Course level: Undergraduate
The American University of Paris
Often we disagree and each of us believes they are right and have good reasons for their belief. How can we resolve such conflicts? This course introduces you to important tools of reasoning, so that you can make better arguments, assess the arguments of others, and recognize typical mistakes in your own thinking and the thought of others.
We begin with a basic introduction to deductive reasoning, i.e. the ways in which we look for the information already contained in our existing knowledge, as it is formalized in propositional and predicate logic. In contrast to a purely mathematical logic course, we will connect the symbolic languages of logic to argumentation in natural language. You learn to spot and take apart the arguments – as well as argumentative fallacies – implied in everyday discourse or more elaborate arguments made by a philosopher. This, in turn, will improve your own ability to connect your ideas into coherent and consistent arguments.
As an introduction to inductive reasoning, by which we acquire new knowledge from the empirical study of the world around us, you will survey modern methods of causal reasoning as they are applied in the social and human sciences, in legal procedure, or in the design of policies intended to solve a problem. Working with many concrete examples but without requiring the maths of a statistics course, the course offers a wide-ranging introduction to causal reasoning itself, its conceptual implications, limitations, and problems.
Human beings, even the most modest and prudent, suffer from all kinds of cognitive biases, such as the “overconfidence effect” or a “knowledge illusion.” Whether intentionally or not, these and other such weaknesses are constantly used against you, and you yourself may be shooting yourself in your own foot right now just because you do not see the fallacy in your reasoning. We will therefore pay particular attention to such clunky mechanisms in our cognitive apparatus.

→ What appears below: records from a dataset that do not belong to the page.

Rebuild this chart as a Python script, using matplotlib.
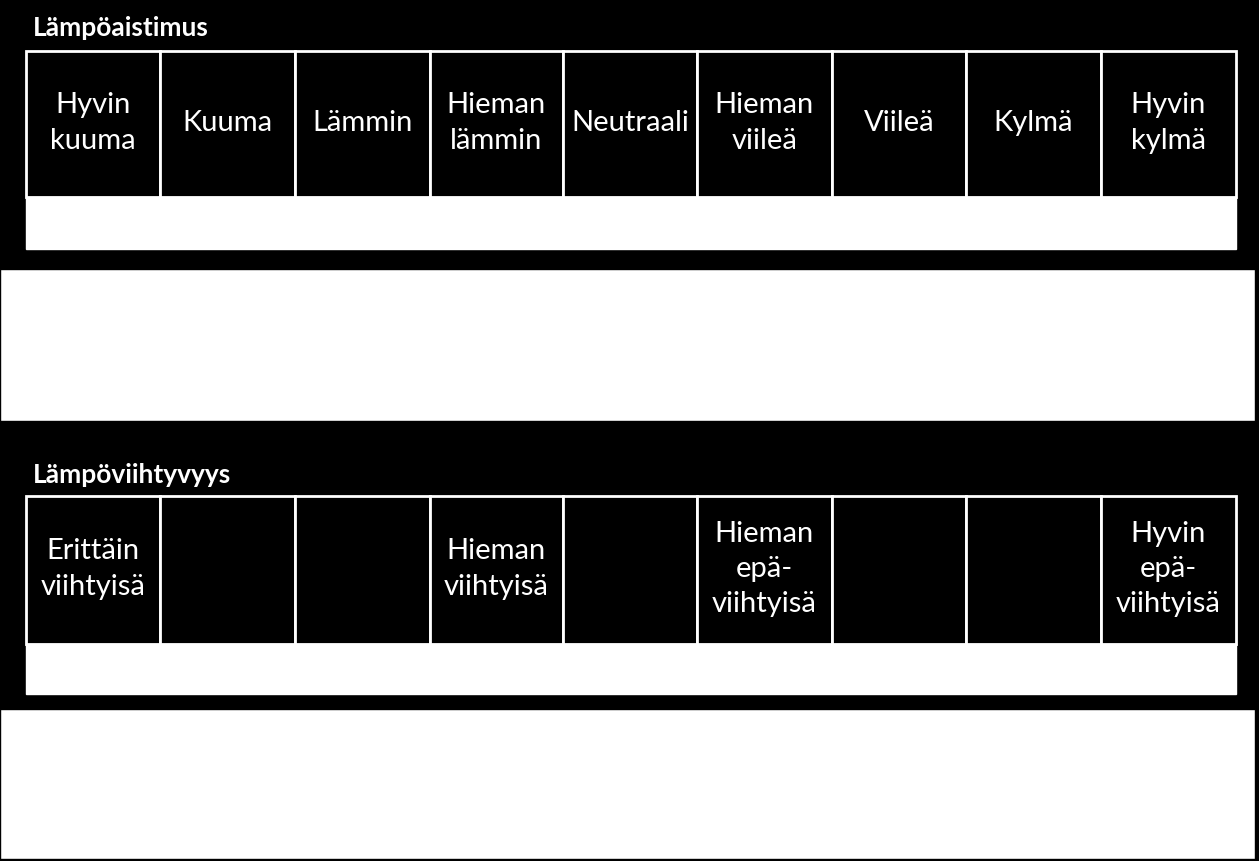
import matplotlib
matplotlib.use("Agg")
import matplotlib.pyplot as plt
from matplotlib.patches import Rectangle

title1 = "Lämpöaistimus"
labels1 = ["Hyvin\nkuuma", "Kuuma", "Lämmin", "Hieman\nlämmin", "Neutraali",
           "Hieman\nviileä", "Viileä", "Kylmä", "Hyvin\nkylmä"]
title2 = "Lämpöviihtyvyys"
labels2 = ["Erittäin\nviihtyisä", "", "", "Hieman\nviihtyisä", "",
           "Hieman\nepä-\nviihtyisä", "", "", "Hyvin\nepä-\nviihtyisä"]

W, H = 1259, 862
fig = plt.figure(figsize=(W / 100, H / 100), dpi=100, facecolor="black")
ax = fig.add_axes([0, 0, 1, 1])
ax.set_xlim(0, W)
ax.set_ylim(H, 0)
ax.axis("off")
ax.set_facecolor("black")
font = "Lato"

edges = [26, 160, 295, 430, 563, 697, 832, 966, 1101, 1236]

def block(title, labels, ty, y0, y1, wy1, by0, by1):
    ax.text(33, ty, title, color="white", fontsize=19, fontweight="bold",
            family=font, va="center", ha="left")
    for i, lab in enumerate(labels):
        x0, x1 = edges[i], edges[i + 1]
        ax.add_patch(Rectangle((x0, y0), x1 - x0, y1 - y0, facecolor="black",
                               edgecolor="white", linewidth=2))
        if lab:
            t = ax.text((x0 + x1) / 2, (y0 + y1) / 2 - 2, lab, color="white",
                        fontsize=21, family=font, ha="center", va="center",
                        linespacing=1.45, clip_on=True)
            t.set_clip_path(Rectangle((x0, y0), x1 - x0, y1 - y0,
                                      transform=ax.transData))
    ax.add_patch(Rectangle((26, y1), 1210, wy1 - y1, facecolor="white",
                           edgecolor="white"))
    ax.add_patch(Rectangle((0, by0), 1255, by1 - by0, facecolor="white",
                           edgecolor="black", linewidth=1))

block(title1, labels1, 28, 52, 198, 250, 270, 422)
block(title2, labels2, 475, 497, 645, 695, 710, 860)

fig.savefig("out.png", dpi=100, facecolor="black")
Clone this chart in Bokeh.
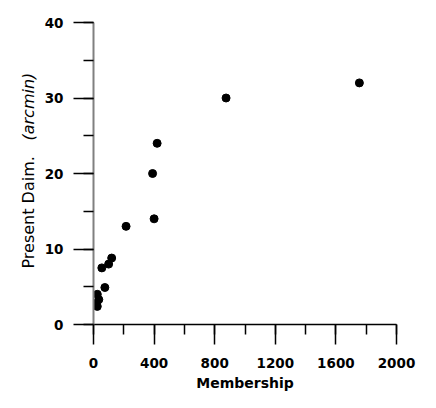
import math
from bokeh.plotting import figure
from bokeh.layouts import row
from bokeh.models import Range1d, SingleIntervalTicker
from bokeh.core.properties import value
from bokeh.embed import file_html
from bokeh.resources import INLINE

membership = [1755, 875, 420, 390, 400, 215, 120, 100, 55, 75, 25, 35, 25, 20]
diameter = [32, 30, 24, 20, 14, 13, 8.8, 8.0, 7.5, 4.9, 4.0, 3.3, 2.4, 2.8]
x_label = "Membership"
y_label_main = "Present Daim."
y_label_unit = "(arcmin)"

H = 394
LW = 40
TOP = 22
FH = 302
BOTTOM = H - TOP - FH

# narrow panel that carries the rotated y-axis title; its frame matches the
# main plot's frame vertically so that its y units equal canvas pixels
t = figure(width=LW, height=H, output_backend="svg", toolbar_location=None,
           x_range=Range1d(0, LW), y_range=Range1d(TOP + FH, TOP),
           x_axis_type=None, y_axis_type=None,
           min_border_left=0, min_border_right=0,
           min_border_top=TOP, min_border_bottom=BOTTOM)
t.frame_width = LW
t.frame_height = FH
t.outline_line_color = None
t.grid.visible = False
t.text(x=[28], y=[268], text=[y_label_main], angle=math.pi / 2,
       text_align="left", text_baseline="middle",
       text_font=value("DejaVu Sans"), text_font_size="16px", text_color="black")
t.text(x=[28], y=[140], text=[y_label_unit], angle=math.pi / 2,
       text_align="left", text_baseline="middle",
       text_font=value("DejaVu Sans"), text_font_size="16px",
       text_font_style="italic", text_color="black")

p = figure(width=420 - LW, height=H, output_backend="svg", toolbar_location=None,
           x_range=Range1d(0, 2000), y_range=Range1d(0, 40),
           min_border_left=93 - LW, min_border_top=TOP, min_border_right=24,
           min_border_bottom=BOTTOM)
p.frame_width = 303
p.frame_height = FH
p.outline_line_color = None
p.grid.visible = False

p.scatter(membership, diameter, size=8, color="black", marker="circle")

for ax in (p.xaxis[0], p.yaxis[0]):
    ax.major_tick_out = 20
    ax.major_tick_in = 0
    ax.minor_tick_out = 10
    ax.minor_tick_in = 0
    ax.major_tick_line_color = "black"
    ax.minor_tick_line_color = "black"
    ax.major_tick_line_width = 1.5
    ax.minor_tick_line_width = 1.5
    ax.major_label_text_font = "DejaVu Sans"
    ax.major_label_text_font_style = "bold"
    ax.major_label_text_font_size = "13.5px"
    ax.major_label_text_color = "black"

p.xaxis[0].ticker = SingleIntervalTicker(interval=400, num_minor_ticks=2)
p.yaxis[0].ticker = SingleIntervalTicker(interval=10, num_minor_ticks=2)
p.xaxis[0].axis_line_color = "black"
p.xaxis[0].axis_line_width = 1.5
p.yaxis[0].axis_line_color = "#808080"
p.yaxis[0].axis_line_width = 2
p.xaxis[0].major_label_standoff = 13
p.yaxis[0].major_label_standoff = 10

p.xaxis[0].axis_label = x_label
p.xaxis[0].axis_label_text_font = "DejaVu Sans"
p.xaxis[0].axis_label_text_font_style = "bold"
p.xaxis[0].axis_label_text_font_size = "14px"
p.xaxis[0].axis_label_text_color = "black"
p.xaxis[0].axis_label_standoff = 4

layout = row(t, p, spacing=0)
open("out.html", "w").write(file_html(layout, INLINE))
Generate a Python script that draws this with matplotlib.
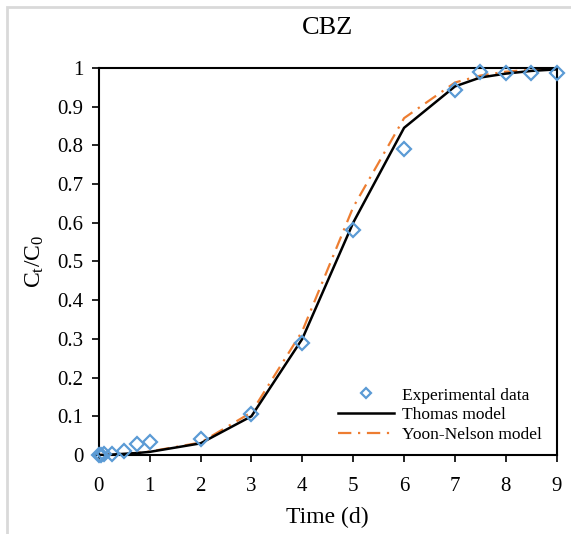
import matplotlib
matplotlib.use("Agg")
import matplotlib.pyplot as plt
from matplotlib.patches import Rectangle

plt.rcParams["font.family"] = ["Liberation Serif", "DejaVu Serif"]
plt.rcParams["mathtext.fontset"] = "custom"
plt.rcParams["mathtext.rm"] = "Liberation Serif"
plt.rcParams["mathtext.it"] = "Liberation Serif:italic"

# time (d)
time = [0, 0.05, 0.1, 0.25, 0.5, 0.75, 1, 2, 3, 4, 5, 6, 7, 7.5, 8, 8.5, 9]
experimental = [0, 0, 0.002, 0.003, 0.01, 0.028, 0.033, 0.04, 0.105, 0.29, 0.582,
                0.79, 0.942, 0.99, 0.987, 0.987, 0.986]
thomas = [0, 0, 0, 0.001, 0.003, 0.005, 0.008, 0.03, 0.10, 0.30, 0.60,
          0.845, 0.952, 0.975, 0.985, 0.992, 0.996]
yoon_nelson = [0, 0, 0, 0.001, 0.003, 0.005, 0.009, 0.032, 0.11, 0.32, 0.64,
               0.87, 0.962, 0.98, 0.99, 0.995, 0.998]
x_ticks = list(range(0, 10))
y_ticks = [0, 0.1, 0.2, 0.3, 0.4, 0.5, 0.6, 0.7, 0.8, 0.9, 1]
y_labels = ["0", "0.1", "0.2", "0.3", "0.4", "0.5", "0.6", "0.7", "0.8", "0.9", "1"]

fig = plt.figure(figsize=(5.71, 5.34), dpi=100)
ax = fig.add_axes([0.173, 0.148, 0.802, 0.725])

# light grey frame (only top/left edges fall inside the image)
fig.patches.append(Rectangle((0.013, -0.05), 1.1, 1.037, transform=fig.transFigure,
                             fill=False, edgecolor="#d9d9d9", linewidth=2))

ax.plot(time, thomas, color="black", linewidth=1.8, label="Thomas model", zorder=3)
ax.plot(time, yoon_nelson, color="#ED7D31", linewidth=1.6, linestyle=(0, (6, 3, 1, 3)),
        label="Yoon-Nelson model", zorder=2)
ax.plot(time, experimental, linestyle="none", marker="D", markersize=7,
        markerfacecolor="none", markeredgecolor="#5B9BD5", markeredgewidth=1.6,
        label="Experimental data", zorder=4, clip_on=False)

ax.set_xlim(0, 9)
ax.set_ylim(0, 1)
ax.set_xticks(x_ticks)
ax.set_yticks(y_ticks)
ax.set_yticklabels(y_labels)
ax.tick_params(direction="out", length=5, width=1.2, labelsize=15, pad=6)
ax.tick_params(axis="x", pad=11)
for s in ax.spines.values():
    s.set_linewidth(1.5)

ax.set_xlabel("Time (d)", fontsize=17, labelpad=8)
ax.set_ylabel(r"$\mathregular{C_t/C_0}$", fontsize=17, labelpad=8)
ax.set_title("CBZ", fontsize=19, pad=24)

handles, labels = ax.get_legend_handles_labels()
order = [2, 0, 1]
ax.legend([handles[i] for i in order], [labels[i] for i in order], loc="lower right",
          frameon=False, fontsize=12.5, handlelength=3.2, labelspacing=0.2,
          handletextpad=0.5, markerscale=0.75, borderaxespad=0.3,
          bbox_to_anchor=(0.995, 0.0))

fig.savefig("out.png", dpi=100)
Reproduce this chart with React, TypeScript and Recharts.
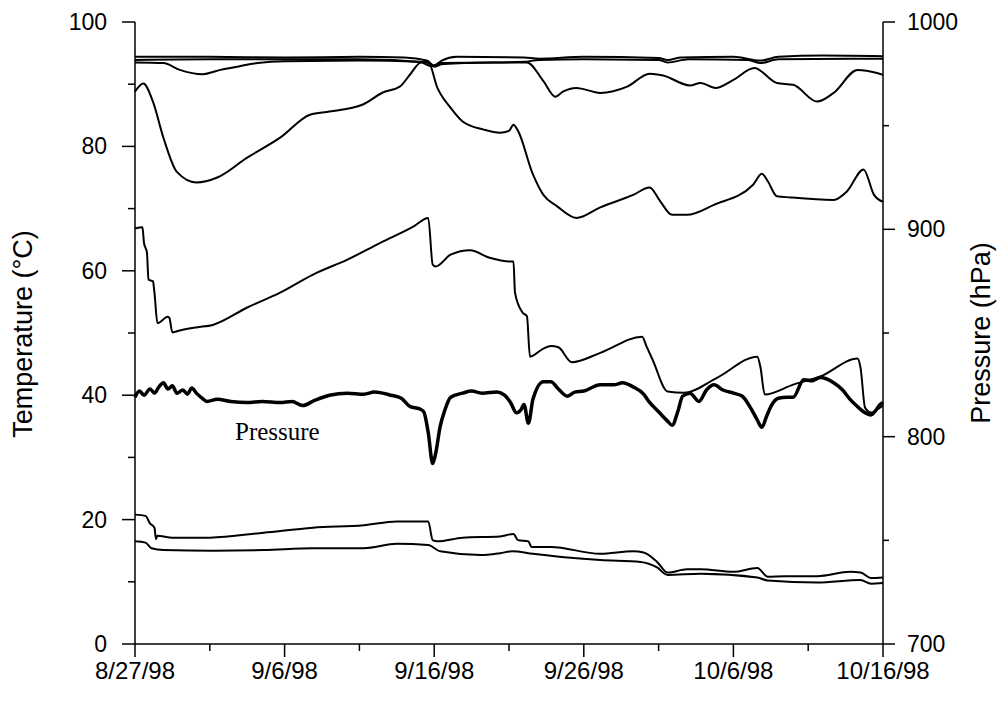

Last but not least, since this is a philosophy course, we will also question the terms and foundations of our own argumentative practice. What does logic do? Does it really provide any knowledge about the world? What does it mean when I say that a statement is true? What is truth? What is a cause? What are the consequences for our rational and empirical practice if there is no consistent answer to these questions, such that “truth” or “cause” might be empty terms?